Troubleshoot quota errors

You might receive quota errors for a number of reasons, such as exceeding quota values or not setting the quota on a project correctly. If you want to be alerted when errors happen, you can create custom alerts for specific quota errors, as described in Set up quota alerts.

Exceeding rate quotas

Rate quotas reset after a predefined time interval that is specific to each service. For more information, see the quotas documentation for the specific service.

Exceeding quota values

If your project exceeds its maximum quota value while using a service, Google Cloud returns an error based on how you accessed the service:

  • If you exceed a quota value with an API request, Google Cloud returns an HTTP 413 REQUEST ENTITY TOO LARGE status code.
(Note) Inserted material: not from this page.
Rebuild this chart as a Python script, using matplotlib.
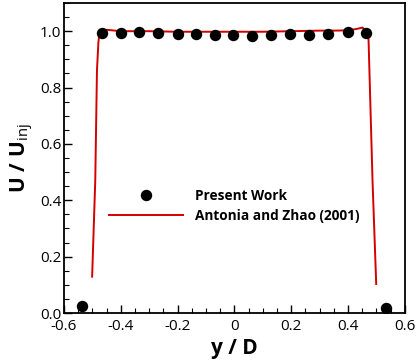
import numpy as np
import matplotlib
matplotlib.use("Agg")
import matplotlib.pyplot as plt
from matplotlib.ticker import MultipleLocator

plt.rcParams['font.family'] = ['Open Sans', 'DejaVu Sans']
plt.rcParams['mathtext.fontset'] = 'custom'
plt.rcParams['mathtext.rm'] = 'Open Sans'
plt.rcParams['mathtext.bf'] = 'Open Sans:bold'
plt.rcParams['mathtext.it'] = 'Open Sans:italic'

# Present Work (symbols)
y_present = [-0.535, -0.468, -0.401, -0.335, -0.268, -0.2, -0.134, -0.07, -0.005,
             0.062, 0.13, 0.197, 0.264, 0.331, 0.398, 0.464, 0.532]
u_present = [0.026, 0.992, 0.995, 0.998, 0.995, 0.989, 0.99, 0.988, 0.986,
             0.982, 0.987, 0.99, 0.988, 0.99, 0.996, 0.995, 0.019]

# Antonia and Zhao (2001) (line)
y_antonia = [-0.501, -0.49, -0.484, -0.479, -0.475, -0.465, -0.45, -0.4, -0.3, -0.2,
             -0.1, 0.0, 0.1, 0.2, 0.3, 0.35, 0.4, 0.43, 0.451, 0.468, 0.472, 0.486, 0.499]
u_antonia = [0.129, 0.47, 0.86, 0.96, 0.995, 1.003, 1.005, 1.0, 1.0, 0.998,
             0.998, 0.998, 0.998, 1.0, 1.002, 1.002, 1.003, 1.008, 1.013, 0.99, 0.97, 0.47, 0.103]

fig = plt.figure(figsize=(4.17, 3.63), dpi=100)
ax = fig.add_axes([0.1535, 0.1377, 0.8175, 0.854])

ax.plot(y_present, u_present, 'o', color='black', markersize=7.2, label='Present Work', zorder=3)
ax.plot(y_antonia, u_antonia, '-', color='#d40000', linewidth=1.4, label='Antonia and Zhao (2001)', zorder=2)

ax.set_xlim(-0.6, 0.6)
ax.set_ylim(0, 1.1)
ax.xaxis.set_major_locator(MultipleLocator(0.2))
ax.xaxis.set_minor_locator(MultipleLocator(0.05))
ax.yaxis.set_major_locator(MultipleLocator(0.2))
ax.yaxis.set_minor_locator(MultipleLocator(0.05))
ax.set_xticks([-0.6, -0.4, -0.2, 0, 0.2, 0.4, 0.6])
ax.set_xticklabels(['-0.6', '-0.4', '-0.2', '0', '0.2', '0.4', '0.6'])
ax.tick_params(which='both', direction='in', top=False, right=False, labelsize=11)
ax.tick_params(axis='x', pad=4)
ax.tick_params(axis='y', pad=2)
ax.tick_params(which='major', length=5.8, width=1)
ax.tick_params(which='minor', length=3.6, width=0.8)
for s in ax.spines.values():
    s.set_linewidth(1.3)

ax.set_xlabel('y / D', fontsize=15, fontweight='bold', labelpad=3)
ax.set_ylabel(r'$\mathbf{U\ /\ U}_{\mathrm{inj}}$', fontsize=15, labelpad=3)

ax.legend(loc='center left', bbox_to_anchor=(0.132, 0.345), frameon=False,
          prop={'weight': 'bold', 'size': 9.8}, handlelength=5.4, handletextpad=0.9,
          borderpad=0, borderaxespad=0, labelspacing=0.45)

fig.savefig('out.png', dpi=100)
Note that when using the BigQuery legacy streaming API in a production environment, you may receive a 413 REQUEST ENTITY TOO LARGE status code if your HTTP requests are larger than 10 MB. You may also receive this error if you exceed 300 MB per second. For more information see Streaming inserts.
  • If you exceeded a quota value with an HTTP/REST request, Google Cloud returns an HTTP 429 TOO MANY REQUESTS status code.
  • If you exceed a quota for Compute Engine, Google Cloud typically returns an HTTP 403 QUOTA_EXCEEDED status code, whether it was from API, HTTP/REST, or gRPC. If the quota is a rate quota, then 403 RATE_LIMIT_EXCEEDED is returned.
  • If you exceeded a quota value using gRPC, Google Cloud returns a ResourceExhausted error. How this error appears to you depends on the service.
  • If you exceeded a quota value using a Google Cloud CLI command, the gcloud CLI outputs a quota-exceeded error message and returns with the exit code 1.
  • If you received a QUOTA_EXCEEDED message during a service rollout, see the following section.

Exceeding quota values during a service rollout

Google Cloud sometimes changes the default quota values for resources and APIs. These changes take place gradually, which means that during the rollout of a new default quota, the quota value that appears in the Google Cloud console might not reflect the new quota value that is available to you.

If a quota rollout is in progress, you may receive an error message that states The future limit is the new default quota that will be available after a service rollout completes. If you see this error message, the cited quota value and future value are correct, even if what appears in the Google Cloud console is different.

  • For additional information, view the audit logs and look for a QUOTA_EXCEEDED message.

        "status": {
          ...
          "message": "QUOTA_EXCEEDED",
          "details": [
            {
              ...
              "value": {
                "quotaExceeded": {
                  ...
                  "futureLimit": FUTUREVALUE
                }
              }
            }
          ]
        },
    
  • To view charts that show current and peak usage, go to the Quotas & System Limits page and then click Monitoring. You might need to go to the end of the table.

  • If you need more quota, you can request a quota adjustment.

API error messages

If your quota project (also called a billing project) isn't set correctly, API requests might return error messages that are similar to the following:

  • User credentials not supported by this API
  • API not enabled in the project
  • No quota project set

These and other errors can often be fixed by setting the quota project. For more information, see Quota project overview.

Error code 429

If the number of your requests exceeds the capacity allocated to process requests, then error code 429 is returned. The following table displays the error message generated by each type of quota framework:

Product Message
Pay-as-you-go Resource exhausted, please try again later.
Provisioned Throughput Too many requests. Exceeded the provisioned throughput.

With a Provisioned Throughput subscription, you can reserve an amount of throughput for specific generative AI models. If you don't have a Provisioned Throughput subscription and resources aren't available to your application, then an error code 429 is returned. Although you don't have reserved capacity, you can try your request again. However, the request isn't counted against your error rate as described in your service level agreement (SLA).

For projects that have purchased Provisioned Throughput, Vertex AI measures a project's throughput and reserves that amount of throughput so that it's available. When you're using less than your purchased throughput amount, errors that might otherwise return as 429 are returned as 5XX and are counted as part of the error rate that is described in the SLA.

Pay-as-you-go

On the pay-as-you-go quota framework, you have the following options for resolving 429 errors:

Provisioned Throughput

To correct the error generated by Provisioned Throughput, do the following:

  • Use the default example, which doesn't set a header in prediction requests. Any overages go to on-demand (pay-as-you-go).
  • Increase the number of GSUs in your Provisioned Throughput subscription.